The World Council of Churches (WCC) has long been concerned about the impact of water privatisation, and this week for the first time the council brought multi-stakeholders together to the Ecumenical Centre in Geneva to talk about it.
The 12 September gathering assembled those from India resisting water privatisation, Aquafed, the federation of private water operators along with representatives of the WCC-Ecumenical Water Network (EWN).
The WCC-EWN opposes water privatisation as it is a public good and it has joined campaigns to reverse the process in countries including in Germany, Greece, Philippines, etc. and in some 200 cities where water was privatised.
“This is the first time we have had multi-stakeholders coming together to talk about water privatisation from different perspectives,” said WCC-EWN coordinator Dinesh Suna.
Present were people from the churches, private water operators, people trying to bridge the gap between the private sections, communities and others.
This is an initial discussion on the magnitude of water privatisation, scrutinising it as a human right, looking to accessibility, affordability, quality, accountability and non-discrimination, etc., said Suna.

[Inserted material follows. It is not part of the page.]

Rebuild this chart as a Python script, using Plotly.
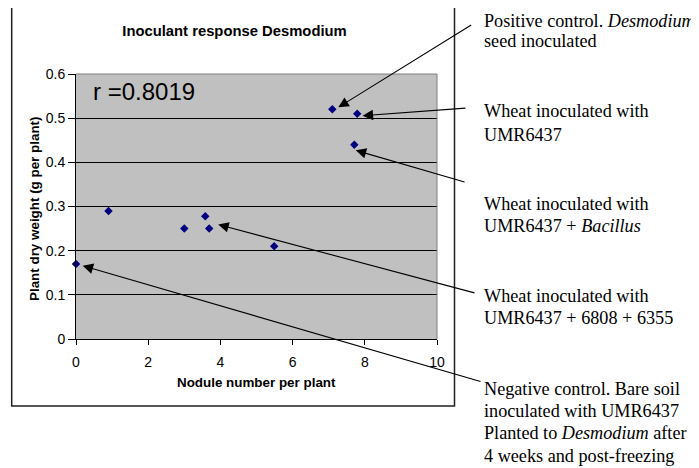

R. Ajayan, convenor of the Anti-Coca-Cola Resistance movement in Kerala, India said, “when the sole motive is to make profit, how can we expect the private water companies to cater to the needs of the poor?”
“Thomas Van Waeyenberge, senior adviser for Aquafed, noted that five out of eight people in the world are served by public-controlled water, two out of eight by the private sector and two by none.
“To facilitate effective water services around the world, it would take 2.5 trillion U.S. dollars. Therefore, collective action is needed. Public-Private Partnerships is the way forward.” The water activists were doubtful of private operators’ intent saying their track record is e far from satisfactory.
Dr Rajendra Singh, World Water Prize Laureate of 2015 World Water Week, who has driven decentralised water solutions said, “private companies are not the solutions…Focusing on community participation is the answer.”
Singh noted, “When somebody can bath every day -- when water comes there is happiness, peace and prosperity and it gives creativity and innovation in life.”